Sehr geehrter Herr Müller.

Auch Sie bitte ich um Nachsicht, weil ich Ihre Zuschrift wegen Krankheit etwas verspätet beantworte.

Beim Gesetzentwurf der Grünen Bundestagsfraktion geht es doch nicht darum, dem Handwerker, dem Künstler, dem Metzger oder Jäger sein Messer, das er zur Ausübung seines Berufes nutzen will, streitig zu machen. Auch der jugendliche Pfadfinder soll weiter bei seinen Ausflügen ein Messer bei sich führen dürfen. Es geht um Messer und andere gefährliche Gegenstände wie Beile oder Baseballschläger, die offensichtlich zur Bedrohung und Gefährdung anderer Menschen in der Öffentlichkeit oder an anderen ungeeigneten Orten wie Schulen mitgeführt werden. Das muss doch nicht sein. Kriterien, die die Bedrohung und Gefährdung offensichtlich machen, können die Orte sein, wie zum Beispiel bestimmte Veranstaltungen, Versammlungen, Demonstrationen, Schulhöfe oder ganz einfach Treffpunkte für das gewalttätige Austragen von Streitereien. Als Kriterium kommt aber auch in Betracht die besondere Ausgestaltung des Messers oder des anderen Gegenstandes. Bei Messern kann die feststehende Klinge oder das Anschleifen auf beiden Seiten oder einer scharfen Spitze die Gefährlichkeit und die Gebrauchsabsicht als Waffe deutlich machen. Schließlich können auch subjektive Merkmale, wie etwa aggressive Äußerungen mit Hinweisen auf das Messer einerseits oder andererseits das versteckte griffbereite Mitführen im Ärmel, auf die Gebrauchsabsicht als Waffe gegen Menschen hindeuten.

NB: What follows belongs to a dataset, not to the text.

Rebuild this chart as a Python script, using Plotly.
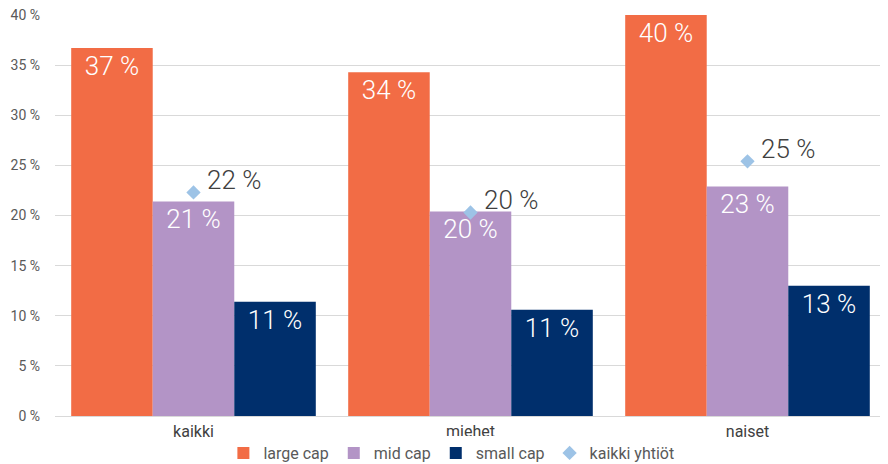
import plotly.graph_objects as go

categories = ["kaikki", "miehet", "naiset"]
large_cap = [36.7, 34.3, 40.0]
mid_cap = [21.4, 20.4, 22.9]
small_cap = [11.4, 10.6, 13.0]
kaikki_yhtiot = [22.3, 20.3, 25.4]
series_names = ["large cap", "mid cap", "small cap", "kaikki yhtiöt"]
y_ticks = [0, 5, 10, 15, 20, 25, 30, 35, 40]
y_tick_labels = [f"{v} %" for v in y_ticks]

colors = ["#F26C45", "#B394C6", "#002F6C", "#9DC3E6"]
label_font = dict(family="Roboto", size=26, color="white", weight=300)

fig = go.Figure()
for name, vals, col in zip(series_names[:3], [large_cap, mid_cap, small_cap], colors[:3]):
    fig.add_trace(go.Bar(
        x=categories, y=vals, name=name,
        marker=dict(color=col, line=dict(width=0)),
        text=[f"{round(v)} %" for v in vals],
        textposition="inside", insidetextanchor="end",
        textfont=label_font, textangle=0,
    ))

fig.add_trace(go.Scatter(
    x=categories, y=kaikki_yhtiot, name=series_names[3], mode="markers",
    marker=dict(symbol="diamond", size=11, color=colors[3]),
))
for c, v in zip(categories, kaikki_yhtiot):
    fig.add_annotation(x=c, y=v, text=f"{round(v)} %", showarrow=False,
                       xanchor="left", yanchor="middle", xshift=11, yshift=12,
                       font=dict(family="Roboto", size=26, color="#404040", weight=300))

fig.update_layout(
    width=888, height=464,
    margin=dict(l=47, r=10, t=7, b=56, autoexpand=False),
    plot_bgcolor="white", paper_bgcolor="white",
    barmode="group", bargap=0.117, bargroupgap=0,
    font=dict(family="Roboto", color="#595959"),
    showlegend=True,
    legend=dict(orientation="h", x=0.477, xanchor="center", yref="container",
                y=0.041, yanchor="middle",
                font=dict(size=16, color="#595959"),
                traceorder="normal"),
)
fig.update_yaxes(range=[0, 40], tickvals=y_ticks, ticktext=y_tick_labels,
                 showgrid=True, gridcolor="#D9D9D9", gridwidth=1,
                 zeroline=True, zerolinecolor="#D9D9D9", zerolinewidth=1,
                 tickfont=dict(size=14, color="#595959"), ticks="", ticklen=0,
                 automargin=False, ticklabeloverflow="allow", ticklabelstandoff=14)
fig.update_xaxes(showline=False, tickfont=dict(size=16, color="#404040"), ticks="",
                 automargin=False, ticklabelstandoff=4)

fig.write_html("out.html")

Zutreffend weisen Sie auf das bereits bestehende Verbot des § 42 der Waffengesetzes hin, wonach das Führen von Waffen, wozu nach § 1 WaffG nicht nur Schusswaffen gehören, auf öffentlichen Veranstaltungen untersagt ist. Verstöße gegen das Verbot sind strafbedroht. Zusätzlich enthält das Versammlungsrecht in § 2 Versammlungsgesetz ein solches Verbot zum Mitführen von Waffen und gefährlichen Gegenständen. Auch dieses ist strafbewehrt. Aber es bleiben Regelungslücken, die ausgefüllt werden sollen, um die Gefährdung von Menschen zu vermindern. Das kann und soll geregelt werden, ohne daß die legitime und häufig auch notwendige private oder berufliche Nutzung von Messern eingeschränkt wird. Der Entwurf der Grünen Fraktion enthält keine abschließende Regelung , sondern die Aufforderung sich über eine solche Gedanken zu machen und Vorschläge vorzulegen.